In the field of investing, the net proceeds from a transaction are determined by subtracting investing fees and costs. For example, if an individual bought 100 shares of stock for $100 US Dollars (USD) and then sold the stock for $110 USD, it would appear that he made $10 USD. The actual amount he made, however, would have to be reduced by the commission and transaction fees he paid. If he was charged $5 USD to buy the stock and $5 USD to sell the stock, his actual net profit or proceeds from the sale would be $0 USD.


The same calculation can be done in the field of real estate. An individual who sells his home generally must pay a commission and fees to the real estate agent who assists with the sale. He also may have to pay closing costs and bank fees associated with the sale. The amount the property owner thus makes off of the sale of a given piece of property must be calculated after subtracting these costs.
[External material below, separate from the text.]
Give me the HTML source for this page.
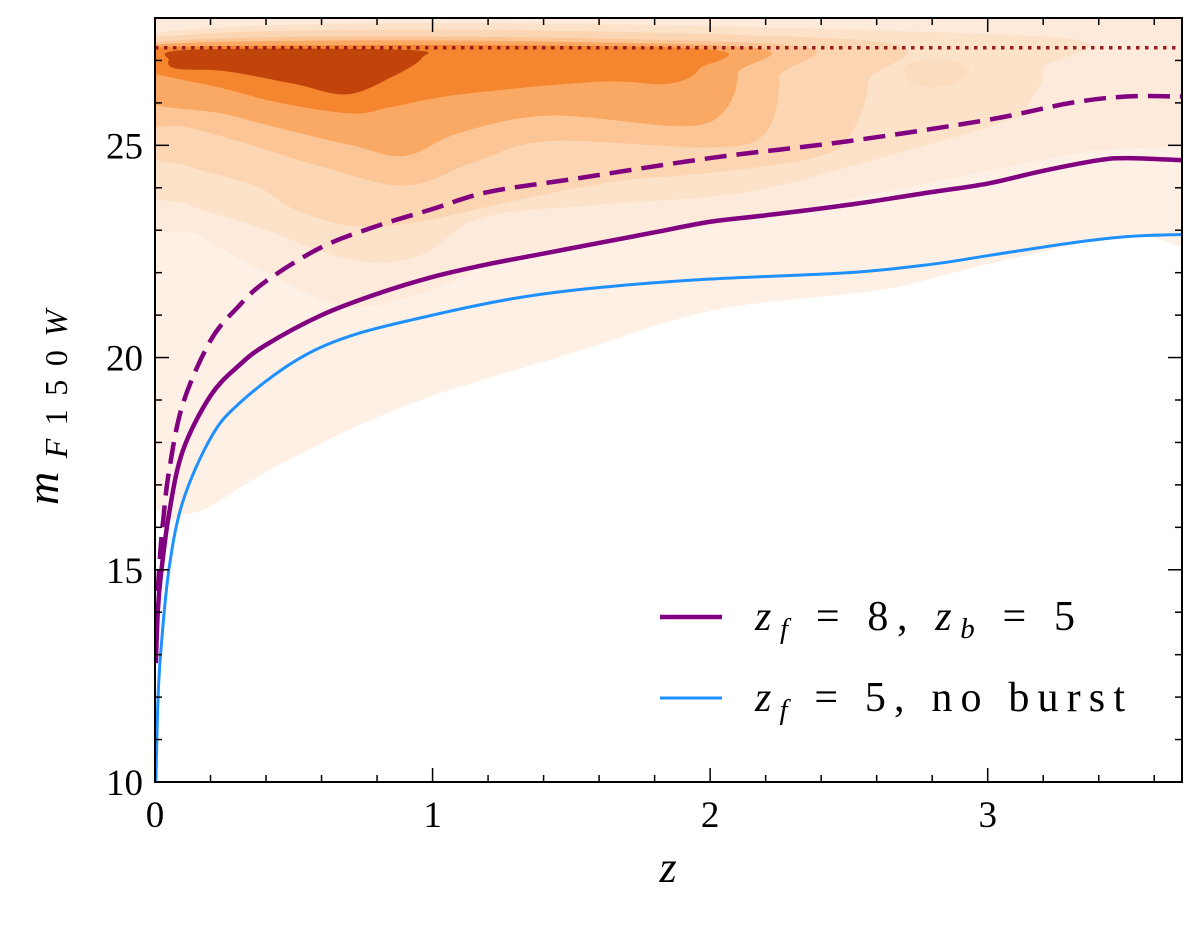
<!DOCTYPE html>
<html><head><meta charset="utf-8"><style>
html,body{margin:0;padding:0;background:#fff;}
svg{display:block;font-family:"Liberation Serif","DejaVu Serif",serif;}
</style></head><body>
<svg id="chart" width="1200" height="933" viewBox="0 0 1200 933"></svg>
<script>
const xTicks=[0,1,2,3];
const yTicks=[10,15,20,25];
const limitMag=27.3;
const solidZ=[0.003,0.01,0.02,0.05,0.1,0.2,0.3,0.4,0.6,0.8,1.0,1.2,1.4,1.6,1.8,2.0,2.2,2.5,2.8,3.0,3.2,3.4,3.5,3.7];
const solidM=[12.8,14.0,14.8,16.3,17.8,19.1,19.8,20.3,21.0,21.5,21.9,22.2,22.45,22.7,22.95,23.2,23.35,23.6,23.9,24.1,24.4,24.65,24.7,24.65];
const dashZ=[0.01,0.02,0.03,0.05,0.1,0.2,0.3,0.4,0.6,0.8,1.0,1.2,1.5,2.0,2.5,3.0,3.3,3.5,3.7];
const dashM=[14.5,15.5,16.2,17.3,18.9,20.4,21.2,21.8,22.6,23.1,23.5,23.9,24.2,24.7,25.1,25.6,26.0,26.15,26.15];
const blueZ=[0.003,0.01,0.02,0.05,0.1,0.2,0.3,0.5,0.7,1.0,1.3,1.6,2.0,2.5,2.8,3.0,3.3,3.5,3.7];
const blueM=[10.0,11.8,13.0,15.0,16.6,18.1,18.9,19.9,20.5,21.0,21.4,21.65,21.85,22.0,22.2,22.4,22.7,22.85,22.9];
const kdeLevels=[
 {c:"#fef0e4",p:[[0.0,28.6],[3.8,28.6],[3.8,23.0],[3.5,22.9],[3.0,22.2],[2.7,21.7],[2.5,21.5],[2.0,21.1],[1.5,20.1],[1.0,19.1],[0.7,18.3],[0.4,17.3],[0.2,16.5],[0.1,16.3],[0.03,16.3],[-0.05,18]]},
 {c:"#fdeadb",p:[[-0.05,28.6],[3.8,28.6],[3.8,25.4],[3.3,24.8],[2.7,24.0],[2.0,23.1],[1.3,22.4],[1.0,21.6],[0.7,21.2],[0.4,22.0],[0.15,22.9],[-0.05,23.5]]},
 {c:"#fde2ca",p:[[-0.05,27.6],[3.1,27.6],[3.2,26.8],[3.15,26.0],[3.08,25.6],[2.61,24.7],[2.13,23.9],[1.6,23.6],[1.18,23.3],[0.95,22.4],[0.71,22.3],[0.36,23.1],[0.12,23.6],[-0.05,24.2]]},
 {c:"#fcd6b3",p:[[-0.05,27.5],[2.5,27.5],[2.57,26.5],[2.5,25.2],[2.37,24.7],[2.0,24.35],[1.66,24.15],[1.3,23.7],[0.95,23.2],[0.71,23.1],[0.5,23.5],[0.36,24.05],[0.12,24.5],[-0.05,25.0]]},
 {c:"#fbc595",p:[[-0.05,27.4],[2.2,27.4],[2.25,26.6],[2.2,25.3],[2.01,24.95],[1.42,25.1],[1.15,24.6],[0.9,24.05],[0.6,24.5],[0.3,25.1],[0.1,25.45],[-0.05,25.6]]},
 {c:"#f9a964",p:[[-0.05,27.35],[2.05,27.35],[2.1,26.7],[2.05,25.8],[1.9,25.45],[1.42,25.7],[1.1,25.3],[0.9,24.75],[0.71,25.0],[0.45,25.4],[0.24,25.75],[-0.05,26.1]]},
 {c:"#f5862f",p:[[-0.05,27.3],[1.9,27.3],[1.96,26.8],[1.85,26.45],[1.6,26.5],[1.1,26.2],[0.85,25.9],[0.71,25.75],[0.45,26.0],[0.24,26.35],[-0.05,26.8]]},
 {c:"#c1440b",p:[[0.05,27.0],[0.12,27.25],[0.9,27.25],[0.96,27.05],[0.85,26.6],[0.69,26.2],[0.5,26.45],[0.25,26.75],[0.08,26.8]]},
 {c:"#fcdcbf",p:[[2.71,26.9],[2.82,27.05],[2.93,26.8],[2.88,26.45],[2.78,26.37],[2.71,26.55]]}
];
const L=155,R=1182,T=18,B=782,X0=0,X1=3.7,Y0=10,Y1=28;
const sx=z=>L+(z-X0)/(X1-X0)*(R-L);
const sy=m=>B-(m-Y0)/(Y1-Y0)*(B-T);
const NS="http://www.w3.org/2000/svg";
const svg=document.getElementById('chart');
function mk(tag,attrs,parent){const e=document.createElementNS(NS,tag);for(const k in attrs)e.setAttribute(k,attrs[k]);(parent||svg).appendChild(e);return e;}
const defs=mk('defs',{});const cp=mk('clipPath',{id:'clip'},defs);mk('rect',{x:L,y:T,width:R-L,height:B-T},cp);
const g=mk('g',{'clip-path':'url(#clip)'});


function closedSmooth(pts){const n=pts.length;const P=pts.map(p=>[sx(p[0]),sy(p[1])]);
 let d='M'+P[0][0]+','+P[0][1];
 for(let i=0;i<n;i++){const p0=P[(i-1+n)%n],p1=P[i],p2=P[(i+1)%n],p3=P[(i+2)%n];
  const c1=[p1[0]+(p2[0]-p0[0])/6,p1[1]+(p2[1]-p0[1])/6],c2=[p2[0]-(p3[0]-p1[0])/6,p2[1]-(p3[1]-p1[1])/6];
  d+=' C'+c1+' '+c2+' '+p2;}
 return d+'Z';}
kdeLevels.forEach((lv,i)=>{const e=mk('path',{d:closedSmooth(lv.p),fill:lv.c},g);
 
 });
function openSmooth(xs,ys){const P=xs.map((z,i)=>[sx(z),sy(ys[i])]);let d='M'+P[0];
 for(let i=0;i<P.length-1;i++){const p0=P[Math.max(i-1,0)],p1=P[i],p2=P[i+1],p3=P[Math.min(i+2,P.length-1)];
  const c1=[p1[0]+(p2[0]-p0[0])/6,p1[1]+(p2[1]-p0[1])/6],c2=[p2[0]-(p3[0]-p1[0])/6,p2[1]-(p3[1]-p1[1])/6];
  d+=' C'+c1+' '+c2+' '+p2;}return d;}
const lim=mk('line',{x1:L,x2:R,y1:sy(limitMag),y2:sy(limitMag),stroke:'#9b1c1c','stroke-width':3.5,'stroke-dasharray':'3.5,5.5'},g);


const dl=mk('path',{d:openSmooth(dashZ,dashM),fill:'none',stroke:'#800080','stroke-width':4.5,'stroke-dasharray':'22,10'},g);


const sl=mk('path',{d:openSmooth(solidZ,solidM),fill:'none',stroke:'#800080','stroke-width':4.5},g);


const bl=mk('path',{d:openSmooth(blueZ,blueM),fill:'none',stroke:'#1e90ff','stroke-width':3},g);


const fr=mk('rect',{x:L,y:T,width:R-L,height:B-T,fill:'none',stroke:'#000','stroke-width':2});


for(let z=0;z<=X1+1e-9;z+=0.2){const x=sx(z);const major=Math.abs(z-Math.round(z))<1e-6;const len=major?14:7;
 mk('line',{x1:x,x2:x,y1:B,y2:B-len,stroke:'#000','stroke-width':1.5});mk('line',{x1:x,x2:x,y1:T,y2:T+len,stroke:'#000','stroke-width':1.5});}
for(let m=Y0;m<=Y1;m+=1){const y=sy(m);const major=m%5===0;const len=major?14:7;
 mk('line',{x1:L,x2:L+len,y1:y,y2:y,stroke:'#000','stroke-width':1.5});mk('line',{x1:R,x2:R-len,y1:y,y2:y,stroke:'#000','stroke-width':1.5});}
xTicks.forEach(v=>{const t=mk('text',{x:sx(v),y:B+45,'text-anchor':'middle','font-size':37});t.textContent=v;
 
 });
yTicks.forEach(v=>{const t=mk('text',{x:L-12,y:sy(v)+13,'text-anchor':'end','font-size':37});t.textContent=v;
 
 });
</script>
<svg style="position:absolute;left:0;top:0" width="1200" height="933">
 <text x="668" y="882" font-family="Liberation Serif,serif" font-style="italic" font-size="44" text-anchor="middle">z</text>
 <text transform="translate(58,505) rotate(-90)" font-family="Liberation Serif,serif" font-size="46" textLength="195" lengthAdjust="spacing"><tspan font-style="italic">m</tspan><tspan font-size="32" dy="9"><tspan font-style="italic">F</tspan>150<tspan font-style="italic">W</tspan></tspan></text>
 <g>
  <line x1="660" x2="722" y1="617" y2="617" stroke="#800080" stroke-width="4.5"/>
  <text x="755" y="630" font-family="Liberation Serif,serif" font-size="42" textLength="320" lengthAdjust="spacing"><tspan font-style="italic">z</tspan><tspan font-size="29" dy="8" font-style="italic">f</tspan><tspan dy="-8"> = 8, </tspan><tspan font-style="italic">z</tspan><tspan font-size="29" dy="8" font-style="italic">b</tspan><tspan dy="-8"> = 5</tspan></text>
  <line x1="660" x2="722" y1="698" y2="698" stroke="#1e90ff" stroke-width="3"/>
  <text x="755" y="711" font-family="Liberation Serif,serif" font-size="42" textLength="370" lengthAdjust="spacing"><tspan font-style="italic">z</tspan><tspan font-size="29" dy="8" font-style="italic">f</tspan><tspan dy="-8"> = 5, no burst</tspan></text>
 </g>
</svg>
</body></html>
Since the commission and fees associated with the sale of a home or piece of private real estate normally add up to six percent in the United States — three percent to the buyer's agent and three percent to the seller's agent — the net proceeds can actually be significantly reduced by the transaction costs and fees.

Generally, it stands to reason then, that the lower the transaction costs associated with the sale, the easier it is to have a higher net profit or net proceeds. In other words, an individual might be better off to find a real estate agent who was willing to work on a lower flat fee pay rate in order to reduce his transaction costs and have more proceeds from the sale. Likewise, an investor may wish to consider switching to a discount brokerage house and executing his trades himself online, as opposed to using a full service broker who may charge higher commissions and fees, raising the transaction costs and reducing the profit actually realized. The benefit of incurring higher transaction costs must always be weighed against the detriments of using a lower cost service in order to determine what is the best course of action.